Nigeria closed 64.9% of its gender gap in 2025 according to the World Economic Forum’s latest Global Gender Gap report, ranking 124th out of 146 countries. But the headline number is more optimistic than the actual situation. Women are joining the workforce in record numbers while simultaneously losing ground in politics, education, and health.
Why This Matters
Gender parity is about economic growth. When women participate equally in the economy but earn 40% less than men, Nigeria leaves billions of naira on the table. When ministerial representation drops by half in a single year, policy priorities shift away from issues affecting half the population. The gap between women’s labor participation and their actual power reveals how fragile progress can be.
What’s Working Well
Nigeria improved its overall score in one critical area: Economic Participation and Opportunity, gaining 3.6 percentage points.
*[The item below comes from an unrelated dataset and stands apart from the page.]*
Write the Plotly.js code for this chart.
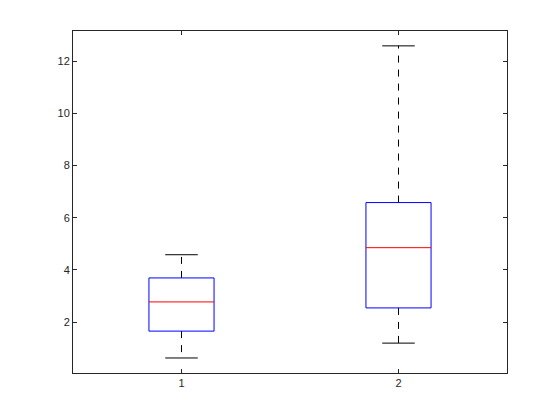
<!DOCTYPE html>
<html>
<head>
<meta charset="utf-8">
<script src="https://cdn.plot.ly/plotly-3.0.1.min.js"></script>
<style>
  html, body { margin: 0; padding: 0; background: #fff; }
  #plot { width: 560px; height: 420px; }
</style>
</head>
<body>
<div id="plot"></div>
<script>
// box statistics
let groups = [1, 2];
let lowerWhisker = [0.62, 1.19];
let q1 = [1.65, 2.54];
let median = [2.77, 4.85];
let q3 = [3.69, 6.58];
let upperWhisker = [4.58, 12.59];

let halfBox = 0.15;
let halfCap = 0.075;

let traces = [];

for (let i = 0; i < groups.length; i++) {
    let x = groups[i];

    // whiskers (dashed)
    traces.push({
        type: 'scatter', mode: 'lines',
        x: [x, x, null, x, x],
        y: [q3[i], upperWhisker[i], null, q1[i], lowerWhisker[i]],
        line: {color: '#000000', width: 1, dash: '7px,7px'},
        hoverinfo: 'skip'
    });

    // whisker caps
    traces.push({
        type: 'scatter', mode: 'lines',
        x: [x - halfCap, x + halfCap, null, x - halfCap, x + halfCap],
        y: [upperWhisker[i], upperWhisker[i], null, lowerWhisker[i], lowerWhisker[i]],
        line: {color: '#000000', width: 1},
        hoverinfo: 'skip'
    });

    // box
    traces.push({
        type: 'scatter', mode: 'lines',
        x: [x - halfBox, x + halfBox, x + halfBox, x - halfBox, x - halfBox],
        y: [q1[i], q1[i], q3[i], q3[i], q1[i]],
        line: {color: '#0000ff', width: 1},
        hoverinfo: 'skip'
    });

    // median
    traces.push({
        type: 'scatter', mode: 'lines',
        x: [x - halfBox, x + halfBox],
        y: [median[i], median[i]],
        line: {color: '#ff0000', width: 1},
        hoverinfo: 'skip'
    });
}

let layout = {
    width: 560,
    height: 420,
    margin: {l: 73, r: 53, t: 31, b: 47},
    paper_bgcolor: '#ffffff',
    plot_bgcolor: '#ffffff',
    showlegend: false,
    font: {family: 'Liberation Sans, Arial, sans-serif', size: 11, color: '#262626'},
    xaxis: {
        range: [0.5, 2.5],
        tickvals: groups,
        ticktext: ['1', '2'],
        ticks: 'inside',
        ticklen: 4,
        tickcolor: '#262626',
        showgrid: false,
        zeroline: false,
        showline: true,
        linecolor: '#262626',
        linewidth: 1,
        mirror: 'ticks'
    },
    yaxis: {
        range: [0.044, 13.16],
        tickvals: [2, 4, 6, 8, 10, 12],
        ticks: 'inside',
        ticklen: 4,
        tickcolor: '#262626',
        showgrid: false,
        zeroline: false,
        showline: true,
        linecolor: '#262626',
        linewidth: 1,
        mirror: 'ticks'
    }
};

Plotly.newPlot('plot', traces, layout, {displayModeBar: false, staticPlot: true});
</script>
</body>
</html>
Women’s labor force participation hit its highest recorded level, bringing the participation gap to near-parity at 95.6%. Female income also recovered after a four-year decline, rising from 50.1% to 60.4% of male income.
What is Not Working
But the other three pillars suffer setbacks. Political Empowerment dropped 2.9 points as women’s ministerial representation was cut in half, from 17.6% in 2024 to 8.8% in 2025. Educational attainment is stagnant despite rising literacy rates for both genders, because male literacy (73.7%) grew faster than female literacy (53.3%). Health and Survival also saw declining parity as men’s healthy life expectancy improved more than women’s.
Reality Check
Women are working at similar rates to men but earning far less. The 40-percentage-point gap between labor participation parity (95.6%) and income parity (60.4%) point to a few markers: women are concentrated in lower-paying sectors, they are doing more unpaid care work that doesn’t show up in income statistics, and the informal economy is absorbing women’s labor without compensating it fairly. Under the current administration, women went from holding nearly one in five ministerial positions to less than one in ten.
The Bottom Line
Nigeria’s gender gap story is one of uneven progress and active regression. Women are showing up to work, but the systems that determine their pay, their political voice, and even their health outcomes are moving in the wrong direction.